The Fed faces a delicate balancing act, ensuring that tapering at a time of massive U.S. government borrowing does not boost Treasury yields too much.
Pictet Wealth senior economist Thomas Costerg expects tapering to start by early 2022 and proceed at a monthly pace of $10 billion. That process would last about a year – “enough to keep expectations for the first rate hike well in the distance”, he added.
For a graphic on Central bank holdings of government bonds:
https://fingfx.thomsonreuters.com/gfx/mkt/yxmvjdwyevr/CBANKS2704.PNG
5/ SWEDEN
Swedish inflation is approaching the Riksbank’s 2% target but it has said interest rates would stay at 0% for years.
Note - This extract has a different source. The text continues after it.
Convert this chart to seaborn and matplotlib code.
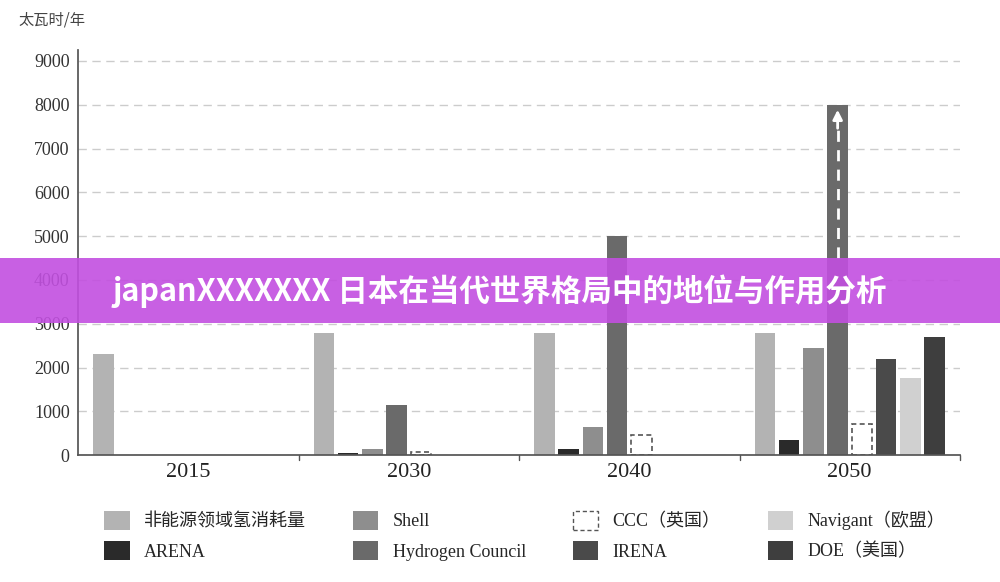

However, its 700 billion crowns ($84 billion) asset purchase programme will wind down this year as planned.
6/ EURO ZONE
Anaemic long-term inflationary pressures mean euro area rates are unlikely to rise for years. But tapering may come sooner, especially within the European Central Bank‘s 1.85 trillion euro ($2.2 trillion) pandemic emergency purchase programme (PEPP).
Technically, this runs until March 2022 but some officials are already advocating reducing bond purchases as growth rebounds.
Danske Bank analysts reckon the ECB will end up using only 1.65 trillion euros of the total PEPP stimulus package.
For a graphic on ECB weekly PEPP purchases:
https://fingfx.thomsonreuters.com/gfx/mkt/jznpnrbeopl/ECB0605.PNG
7/ AUSTRALIA
Australia’s economic rebound has surpassed expectations but the Reserve Bank of Australia, which has underscored its dovish credentials by adopting yield curve control, could be among the last to tighten policy.
It wants unemployment slashed and inflation within its 2% to 3% target before shifting tack, and doesn’t see either happening until 2024. Economists expect rates to stay on hold until then.
The RBA’s A$100 billion ($77.45 billion) QE programme ends in September and it will consider in July whether to extend it.
8/ NEW ZEALAND
New Zealand’s strong recovery and red-hot property markets have raised speculation a rate rise may come sooner than expected.
While its key interest rate is expected to stay at 0.25% this year, some analysts predict a rise in the second half of 2022. The central bank meanwhile appears to be in no hurry to taper its NZ$100 billion ($72 billion) QE programme.
9/ JAPAN
The BOJ pledged last week to maintain stimulus using yield target control and via bonds and equity purchases.
It has been accused of “stealth tapering” because its bond-buying has slowed since yield curve control (YCC) was adopted in 2016, though purchases have picked up slightly in the past year.
In March, they were about 22.2 trillion yen ($204 billion)above levels a year ago. But that’s still a quarter of the 81.96 trillion yen year-on-year increase in August 2016, just before YCC came in.
For a graphic on BOJ steadily ‘stealth’ tapering its JGB buying:
https://graphics.reuters.com/GLOBAL-CENTRALBANKS/TAPER/bdwpkbmllvm/chart.png
10/ SWITZERLAND
The Swiss National Bank does not intervene in domestic bond markets, instead capping the Swiss franc through interventions which came to nearly 110 billion francs ($120 billion) in 2020. The proceeds are used to purchase foreign bonds and equities.
The SNB shows no signs of departing from its interventionist policy; its chairman Thomas Jordan said last week that negative rates and a readiness to intervene in currency markets remain “essential”.